The core discovery of the study, detailed in a paper titled "Towards a Science of Scaling Agent Systems," is that the performance of a multi-agent system is fundamentally dictated by the nature of the task it is assigned.[1] Through a comprehensive analysis of 180 different agent architectures, the researchers found a stark divergence in outcomes between parallel and sequential tasks.[2][1] For tasks that can be broken down into independent sub-problems and worked on simultaneously, such as a market analysis, multi-agent systems demonstrated their power, achieving performance gains of over 80% compared to a single agent.[2][1] Conversely, for sequential tasks that require a series of dependent steps, like the planning required in the game Minecraft, multi-agent systems failed spectacularly. Performance in these scenarios plummeted by as much as 70% relative to a single, well-provisioned AI agent, proving that collaboration can become a critical liability.[2][1]
A primary reason for this dramatic failure in sequential tasks is a phenomenon the researchers identified as "architecture dependent error amplification."[2] In systems where multiple AI agents operate independently in a decentralized structure, a single error or hallucination from one agent can propagate and multiply throughout the network, similar to a game of "telephone."[3] The study quantified this effect, finding that such "independent agent swarms" can amplify an initial error by a staggering 17.2 times.[3][2] This cascade of compounding failures leads to progressively divergent world states among the agents, eventually causing a total collapse of the system's ability to perform the task.[2] The research suggests a solution to this lies in the system's topology; a centralized or hierarchical architecture, where a "boss" agent coordinates and reviews the work of sub-agents, was found to be far more effective at containing these errors, though it still resulted in a 4.4x amplification.[3]
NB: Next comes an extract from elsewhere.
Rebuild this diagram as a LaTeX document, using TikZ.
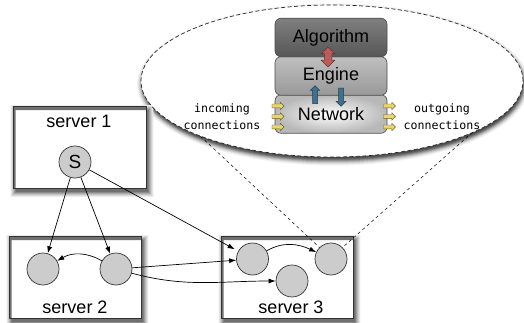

Furthermore, the study introduces the critical concept of the "Tool-Coordination Trade-off," which highlights the inherent inefficiency of multi-agent systems in environments that require the use of numerous tools, such as web browsers or code interpreters.[3][1] The cognitive and computational overhead required for agents to communicate, negotiate, and decide which tool to use can quickly overwhelm the benefits of parallel work.[3] This "coordination tax" becomes particularly punishing in complex scenarios involving many tools, as agents burn through their token budgets and context windows simply trying to align their actions rather than executing the task.[3][1] Another key finding is the "capability saturation" effect. The researchers discovered that if a single, capable AI model can already achieve a success rate of over 45% on a given task, adding more agents to the mix provides minimal or even negative returns.[3][1] In these cases, the cost of coordination outweighs any potential gains from collaboration.
The implications of this research are profound for the AI industry, offering a much-needed reality check on the prevailing hype around "AI swarms." Instead of assuming that scaling agent counts is a universal solution, developers and engineers are now equipped with a predictive framework to make more informed architectural choices.[4][5] The study's model can help determine the optimal system design based on task characteristics, base model capability, and coordination topology.[4] The clear message is that for many problems, particularly those that are linear or sequential in nature, the most effective and efficient approach is not a team of collaborating agents, but a single, highly capable agent.[3] This moves the field away from guesswork and toward a genuine science of scaling agentic AI, where design choices are driven by quantitative evidence rather than industry trends.